Dias desses recebi um telefonema de Paris. Uma amiga, a cantora Anna Torres, desejava ternamente bom Carnaval e descrevia a paisagem gélida da mais bela cidade do mundo.

Por uma dessas casualidades, haviam-me dado de presente na véspera o Dicionário Amoroso da América Latina, uma das mais sedutoras obras de Mario Vargas Llosa. Lançado há pouco tempo em português, o livro era um presente de um velho amigo, que acertou com rara intuição o que eu poderia gostar de ler nos feriados.

O nome Dicionário pode talvez assustar. Ledo engano. Por detrás desse título se esconde uma declaração de amor a esta parte do continente em que vivemos, com largo espaço para o Brasil, de Jorge Amado a Guimarães Rosa, de Rubem Fonseca a Euclides da Cunha. E ainda sobra lugar para o Carnaval, o futebol e o Rio de Janeiro.

Mas o que mais me atraiu nos ensaios de Vargas Llosa foi seu amor a Paris. Conheci a cidade em 1982 – e a ela retornei o que me parece um milhar de vezes, seja pessoalmente, seja em livros, em filmes ou em discos. O que me ficou de toda essa experiência múltipla foi que Paris é eterna, mas quem realmente a reinventou foi a Geração Perdida. Ninguém melhor a retratou do que Ernest Hemingway em Paris é uma Festa.

O que não sabia – e aprendi agora – é que não houve apenas uma geração, e de um único hemisfério, apaixonada por aqueles mágicos domínios que vão de Montmartre a Montparnasse.

“Depois que escrevi meus primeiros contos”, narra Vargas Llosa, “me convenci de que nunca chegaria a ser um verdadeiro escritor se não fosse viver em Paris.

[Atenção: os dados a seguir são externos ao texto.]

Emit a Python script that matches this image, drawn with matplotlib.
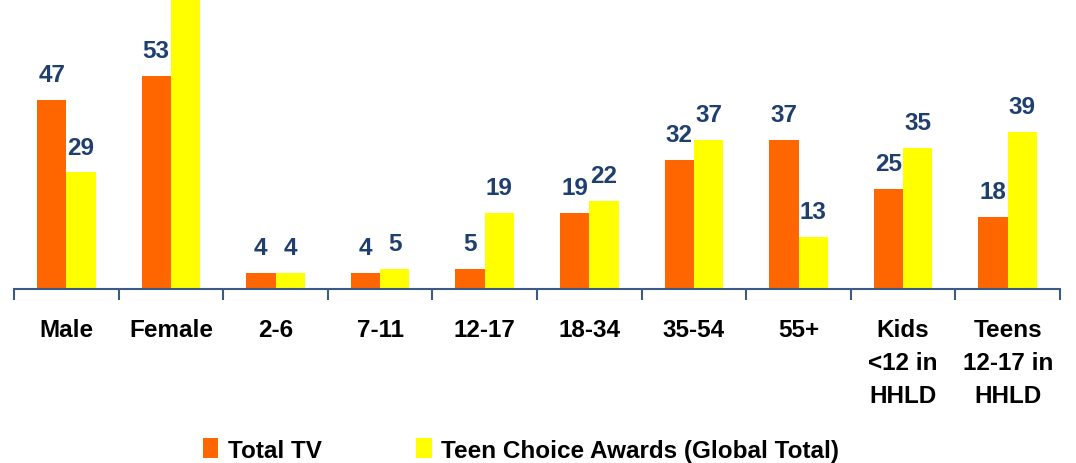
import numpy as np
import matplotlib.pyplot as plt

plt.rcParams['font.family'] = ['Liberation Sans', 'DejaVu Sans']

categories = ["Male", "Female", "2-6", "7-11", "12-17", "18-34", "35-54", "55+",
              "Kids\n<12 in\nHHLD", "Teens\n12-17 in\nHHLD"]
total_tv = [47, 53, 4, 4, 5, 19, 32, 37, 25, 18]
teen_choice = [29, 76, 4, 5, 19, 22, 37, 13, 35, 39]
series_names = ["Total TV", "Teen Choice Awards (Global Total)"]

orange = "#FF6600"
yellow = "#FFFF00"
label_col = "#1F3F6F"
axis_col = "#3B5B85"

fig = plt.figure(figsize=(10.76, 4.64), dpi=100)
ax = fig.add_axes([14/1076, 1 - 290/464, 1046/1076, 290/464])
ax.patch.set_alpha(0)

x = np.arange(len(categories)) + 0.5
w = 0.28
b1 = ax.bar(x - w/2, total_tv, w, color=orange, label=series_names[0])
b2 = ax.bar(x + w/2, teen_choice, w, color=yellow, label=series_names[1])

ax.set_xlim(0, len(categories))
ax.set_ylim(0, 290/4.02)

# value labels above bars
for bars, vals in ((b1, total_tv), (b2, teen_choice)):
    for r, v in zip(bars, vals):
        ax.annotate(str(v), (r.get_x() + r.get_width()/2, v), xytext=(0, 10),
                    textcoords="offset points", ha="center", va="bottom",
                    fontsize=17.5, fontweight="bold", color=label_col,
                    annotation_clip=True)

for s in ["top", "right", "left"]:
    ax.spines[s].set_visible(False)
ax.spines["bottom"].set_color(axis_col)
ax.spines["bottom"].set_linewidth(1.5)
ax.set_yticks([])

ax.set_xticks(np.arange(len(categories) + 1))
ax.set_xticklabels([])
ax.tick_params(axis="x", which="major", length=8, width=1.5, color=axis_col)
ax.set_xticks(x, minor=True)
ax.set_xticklabels(categories, minor=True, fontsize=17.5, fontweight="bold",
                   linespacing=1.55, va="top")
ax.tick_params(axis="x", which="minor", length=0, pad=21)

fig.legend(handles=[b1, b2], loc="center left",
           bbox_to_anchor=(203/1076, 1 - 451/464), borderpad=0, borderaxespad=0,
           ncol=2, frameon=False, prop={"size": 17.5, "weight": "bold"},
           handlelength=0.62, handleheight=0.9, handletextpad=0.4,
           columnspacing=3.9)

fig.savefig("out.png", dpi=100)
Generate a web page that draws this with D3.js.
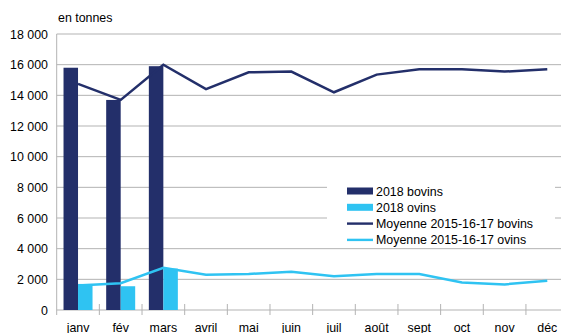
<!DOCTYPE html>
<html lang="fr">
<head>
<meta charset="UTF-8">
<title>Abattages</title>
<script src="https://cdn.jsdelivr.net/npm/d3@7/dist/d3.min.js"></script>
<style>
  body { margin: 0; background: #fff; }
  svg { font-family: "Liberation Sans", Arial, sans-serif; font-size: 12.4px; }
  .grid line { stroke: #b3b3b3; stroke-width: 1; }
</style>
</head>
<body>
<script>
  const months = ["janv","fév","mars","avril","mai","juin","juil","août","sept","oct","nov","déc"];
  const bovins2018 = [15800, 13700, 15900];
  const ovins2018 = [1700, 1550, 2700];
  const moyBovins = [14750, 13700, 16000, 14400, 15500, 15550, 14200, 15350, 15700, 15700, 15550, 15700];
  const moyOvins = [1600, 1750, 2750, 2300, 2350, 2500, 2200, 2350, 2350, 1800, 1670, 1900];
  const yTicks = [0, 2000, 4000, 6000, 8000, 10000, 12000, 14000, 16000, 18000];

  const colBov = "#232f6a", colOv = "#2fc3f2";
  const width = 561, height = 333;
  const m = { left: 56.7, right: 568.6, top: 34, bottom: 310 };

  const svg = d3.select("body").append("svg")
    .attr("width", width).attr("height", height);

  const x = d3.scaleBand().domain(months).range([m.left, m.right]);
  const y = d3.scaleLinear().domain([0, 18000]).range([m.bottom, m.top]);
  const bw = x.bandwidth() * 0.34;

  // grille horizontale
  svg.append("g").attr("class", "grid")
    .selectAll("line").data(yTicks).enter().append("line")
    .attr("x1", m.left).attr("x2", width)
    .attr("y1", d => y(d)).attr("y2", d => y(d));

  // axe y
  svg.append("line").attr("x1", m.left).attr("x2", m.left)
    .attr("y1", m.top).attr("y2", m.bottom + 5).attr("stroke", "#b3b3b3");

  const fmt = d => d3.format(",")(d).replace(/,/g, " ");
  svg.append("g").selectAll("text").data(yTicks).enter().append("text")
    .attr("x", 48).attr("y", d => y(d) + 4.5)
    .attr("text-anchor", "end").attr("fill", "#000")
    .text(fmt);

  // ticks x
  svg.append("g").selectAll("line").data(months.slice(1)).enter().append("line")
    .attr("x1", d => x(d)).attr("x2", d => x(d))
    .attr("y1", m.bottom - 6).attr("y2", m.bottom + 5)
    .attr("stroke", "#b3b3b3");

  svg.append("g").selectAll("text").data(months).enter().append("text")
    .attr("x", d => x(d) + x.bandwidth() / 2).attr("y", 331.5)
    .attr("text-anchor", "middle").text(d => d);

  svg.append("text").attr("x", 58).attr("y", 22).text("en tonnes");

  // barres
  svg.append("g").selectAll("rect").data(bovins2018).enter().append("rect")
    .attr("x", (d, i) => x(months[i]) + x.bandwidth() / 2 - bw)
    .attr("width", bw).attr("y", d => y(d)).attr("height", d => m.bottom - y(d))
    .attr("fill", colBov);
  svg.append("g").selectAll("rect").data(ovins2018).enter().append("rect")
    .attr("x", (d, i) => x(months[i]) + x.bandwidth() / 2)
    .attr("width", bw).attr("y", d => y(d)).attr("height", d => m.bottom - y(d))
    .attr("fill", colOv);

  // lignes
  const line = d3.line()
    .x((d, i) => x(months[i]) + x.bandwidth() / 2)
    .y(d => y(d));
  svg.append("path").datum(moyBovins).attr("d", line)
    .attr("fill", "none").attr("stroke", colBov).attr("stroke-width", 2.5);
  svg.append("path").datum(moyOvins).attr("d", line)
    .attr("fill", "none").attr("stroke", colOv).attr("stroke-width", 2.5);

  // légende
  const legend = [
    { label: "2018 bovins", color: colBov, type: "bar" },
    { label: "2018 ovins", color: colOv, type: "bar" },
    { label: "Moyenne 2015-16-17 bovins", color: colBov, type: "line" },
    { label: "Moyenne 2015-16-17 ovins", color: colOv, type: "line" }
  ];
  svg.append("rect").attr("x", 327).attr("y", 180).attr("width", 228).attr("height", 66)
    .attr("fill", "#fff");
  const lg = svg.append("g").selectAll("g").data(legend).enter().append("g")
    .attr("transform", (d, i) => `translate(347,${191 + i * 16.3})`);
  lg.append("rect")
    .attr("x", 0).attr("width", 26)
    .attr("y", d => d.type === "bar" ? -3.5 : -1.2)
    .attr("height", d => d.type === "bar" ? 7 : 2.4)
    .attr("fill", d => d.color);
  lg.append("text").attr("x", 29).attr("y", 4.5).text(d => d.label);
</script>
</body>
</html>
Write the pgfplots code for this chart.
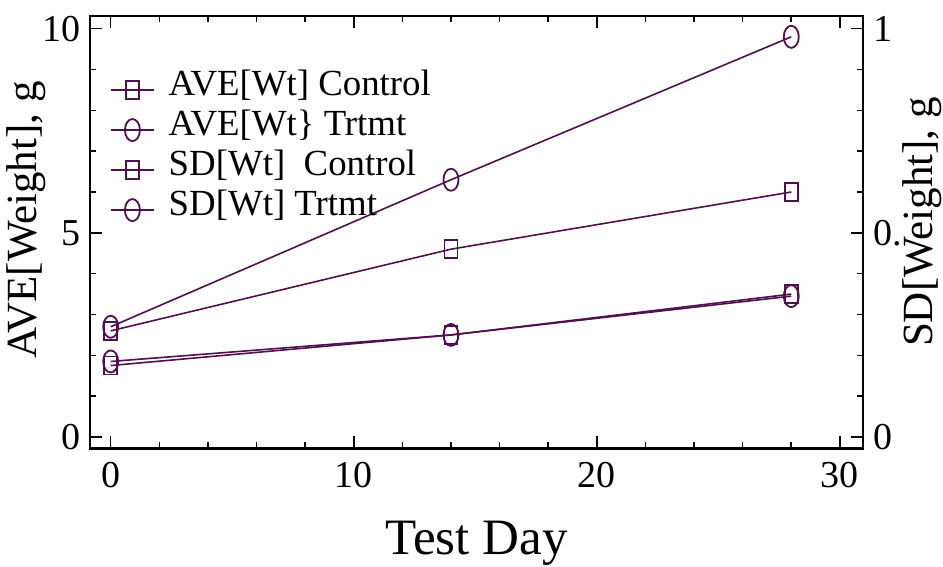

Isso pode parecer muito ingênuo, mas há meio século, tenho certeza, essa ilusão era compartilhada por inúmeros jovens de todos os rincões do planeta. (…) Quando por fim consegui realizar meu sonho de viver na cidade, a primeira coisa que aprendi na França foi, na verdade, descobrir a América Latina e descobrir a mim próprio como latino-americano. (…) Meus sete anos parisienses foram os mais decisivos de minha vida. Aqui me fiz escritor, aqui realmente descobri o amor-paixão de que tanto falavam os surrealistas e aqui fui mais feliz, ou menos infeliz, que em qualquer outra parte.”

Fico por aqui, ou acabo copiando o Dicionário inteiro. É um desses livros inesquecíveis e plenos de verdade, o que significa cheios de vida.

A mais bela crônica que jamais escrevi foi Primavera em Paris. Depois de ler o Dicionário de Vargas Llosa, eu a reescreveria com igual paixão.